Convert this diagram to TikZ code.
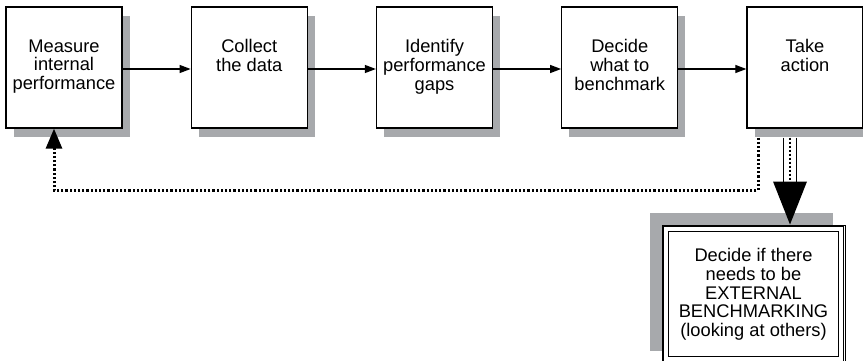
\documentclass[tikz,border=0pt]{standalone}
\usepackage{fontspec}
\setmainfont{Liberation Sans}
\usetikzlibrary{arrows.meta,shadows}
\definecolor{shade}{RGB}{167,169,172}
\begin{document}
\begin{tikzpicture}[x=1pt,y=-1pt,
  stepbox/.style={draw=black, fill=white, line width=1.3pt,
    minimum width=116pt, minimum height=121pt, inner sep=0pt,
    drop shadow={shadow xshift=7.5pt, shadow yshift=-9pt, fill=shade, opacity=1}},
  steptext/.style={anchor=north, align=center, inner sep=0pt,
    font=\fontsize{18.3}{18.6}\selectfont},
  flow/.style={line width=1.2pt, -{Triangle[length=11pt,width=8pt]}},
  feedback/.style={line width=3pt, dash pattern=on 2.2pt off 2pt},
  frame/.style={line width=1pt},
]
\useasboundingbox (0,0) rectangle (863,361);
\clip (0,0) rectangle (863,361);

% the five steps
\node[stepbox] (b1) at (64,67.5) {};
\node[stepbox] (b2) at (249.25,67.5) {};
\node[stepbox] (b3) at (434.5,67.5) {};
\node[stepbox] (b4) at (619.75,67.5) {};
\node[stepbox] (b5) at (805,67.5) {};

\node[steptext] (t1) at ([shift={(0,33)}]b1.north) {Measure\\internal\\performance};
\node[steptext] (t2) at ([shift={(0,33)}]b2.north) {Collect\\the data};
\node[steptext] (t3) at ([shift={(0,33)}]b3.north) {Identify\\performance\\gaps};
\node[steptext] (t4) at ([shift={(0,33)}]b4.north) {Decide\\what to\\benchmark};
\node[steptext] (t5) at ([shift={(0,33)}]b5.north) {Take\\action};

\draw[flow] ([shift={(0,1.5)}]b1.east) -- ([shift={(0,1.5)}]b2.west);
\draw[flow] ([shift={(0,1.5)}]b2.east) -- ([shift={(0,1.5)}]b3.west);
\draw[flow] ([shift={(0,1.5)}]b3.east) -- ([shift={(0,1.5)}]b4.west);
\draw[flow] ([shift={(0,1.5)}]b4.east) -- ([shift={(0,1.5)}]b5.west);

% external benchmarking box with triple frame
\node[draw=black, frame, fill=white, minimum width=183pt, minimum height=138pt,
  inner sep=0pt,
  drop shadow={shadow xshift=-12pt, shadow yshift=12pt, fill=shade, opacity=1}]
  (ext) at (753.5,294) {};
\draw[frame] ([shift={(2,2)}]ext.north west) rectangle ([shift={(-2,-2)}]ext.south east);
\draw[frame] ([shift={(7,7)}]ext.north west) rectangle ([shift={(-7,-7)}]ext.south east);
\node[steptext] (et) at ([shift={(0,24)}]ext.north)
  {Decide if there\\needs to be\\EXTERNAL\\BENCHMARKING\\(looking at others)};

% feedback loop back to the first step
\draw[feedback, -{Triangle[length=20pt,width=16pt]}]
  ([shift={(-47,9)}]b5.south) |- ([shift={(-10,62)}]b1.south) -- ([shift={(-10,0)}]b1.south);

% hollow arrow down to the external box
\coordinate (ds) at ([shift={(-15,9)}]b5.south);
\coordinate (dt) at (ds |- ext.north);
\draw[frame] ([shift={(-6.5,0)}]ds) -- ([shift={(-6.5,-43)}]dt);
\draw[frame] ([shift={(6.5,0)}]ds) -- ([shift={(6.5,-43)}]dt);
\draw[line width=2.4pt, dash pattern=on 2pt off 2pt] (ds) -- ([shift={(0,-43)}]dt);
\fill ([shift={(-17,-43)}]dt) -- ([shift={(17,-43)}]dt) -- (dt) -- cycle;
\end{tikzpicture}
\end{document}
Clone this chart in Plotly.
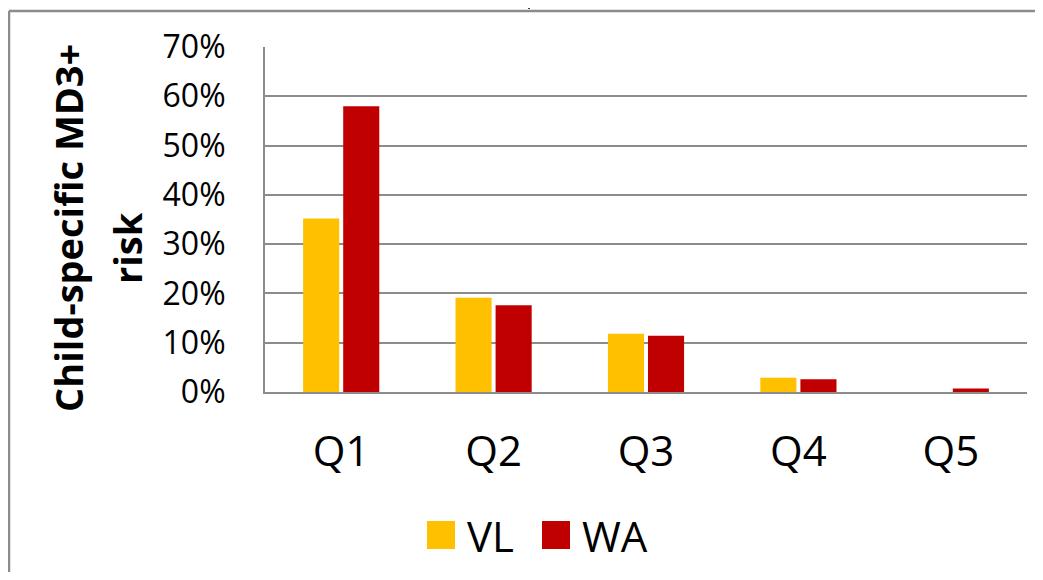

********

What is expected »
Without the pictures, copy the material exactly as given.

The reply »
Convert this diagram to TikZ code.
\documentclass[tikz,border=0pt]{standalone}
\usepackage{fontspec}
\setmainfont{Liberation Sans}
\usetikzlibrary{arrows.meta,shadows}
\definecolor{shade}{RGB}{167,169,172}
\begin{document}
\begin{tikzpicture}[x=1pt,y=-1pt,
  stepbox/.style={draw=black, fill=white, line width=1.3pt,
    minimum width=116pt, minimum height=121pt, inner sep=0pt,
    drop shadow={shadow xshift=7.5pt, shadow yshift=-9pt, fill=shade, opacity=1}},
  steptext/.style={anchor=north, align=center, inner sep=0pt,
    font=\fontsize{18.3}{18.6}\selectfont},
  flow/.style={line width=1.2pt, -{Triangle[length=11pt,width=8pt]}},
  feedback/.style={line width=3pt, dash pattern=on 2.2pt off 2pt},
  frame/.style={line width=1pt},
]
\useasboundingbox (0,0) rectangle (863,361);
\clip (0,0) rectangle (863,361);

% the five steps
\node[stepbox] (b1) at (64,67.5) {};
\node[stepbox] (b2) at (249.25,67.5) {};
\node[stepbox] (b3) at (434.5,67.5) {};
\node[stepbox] (b4) at (619.75,67.5) {};
\node[stepbox] (b5) at (805,67.5) {};

\node[steptext] (t1) at ([shift={(0,33)}]b1.north) {Measure\\internal\\performance};
\node[steptext] (t2) at ([shift={(0,33)}]b2.north) {Collect\\the data};
\node[steptext] (t3) at ([shift={(0,33)}]b3.north) {Identify\\performance\\gaps};
\node[steptext] (t4) at ([shift={(0,33)}]b4.north) {Decide\\what to\\benchmark};
\node[steptext] (t5) at ([shift={(0,33)}]b5.north) {Take\\action};

\draw[flow] ([shift={(0,1.5)}]b1.east) -- ([shift={(0,1.5)}]b2.west);
\draw[flow] ([shift={(0,1.5)}]b2.east) -- ([shift={(0,1.5)}]b3.west);
\draw[flow] ([shift={(0,1.5)}]b3.east) -- ([shift={(0,1.5)}]b4.west);
\draw[flow] ([shift={(0,1.5)}]b4.east) -- ([shift={(0,1.5)}]b5.west);

% external benchmarking box with triple frame
\node[draw=black, frame, fill=white, minimum width=183pt, minimum height=138pt,
  inner sep=0pt,
  drop shadow={shadow xshift=-12pt, shadow yshift=12pt, fill=shade, opacity=1}]
  (ext) at (753.5,294) {};
\draw[frame] ([shift={(2,2)}]ext.north west) rectangle ([shift={(-2,-2)}]ext.south east);
\draw[frame] ([shift={(7,7)}]ext.north west) rectangle ([shift={(-7,-7)}]ext.south east);
\node[steptext] (et) at ([shift={(0,24)}]ext.north)
  {Decide if there\\needs to be\\EXTERNAL\\BENCHMARKING\\(looking at others)};

% feedback loop back to the first step
\draw[feedback, -{Triangle[length=20pt,width=16pt]}]
  ([shift={(-47,9)}]b5.south) |- ([shift={(-10,62)}]b1.south) -- ([shift={(-10,0)}]b1.south);

% hollow arrow down to the external box
\coordinate (ds) at ([shift={(-15,9)}]b5.south);
\coordinate (dt) at (ds |- ext.north);
\draw[frame] ([shift={(-6.5,0)}]ds) -- ([shift={(-6.5,-43)}]dt);
\draw[frame] ([shift={(6.5,0)}]ds) -- ([shift={(6.5,-43)}]dt);
\draw[line width=2.4pt, dash pattern=on 2pt off 2pt] (ds) -- ([shift={(0,-43)}]dt);
\fill ([shift={(-17,-43)}]dt) -- ([shift={(17,-43)}]dt) -- (dt) -- cycle;
\end{tikzpicture}
\end{document}
Clone this chart in Plotly.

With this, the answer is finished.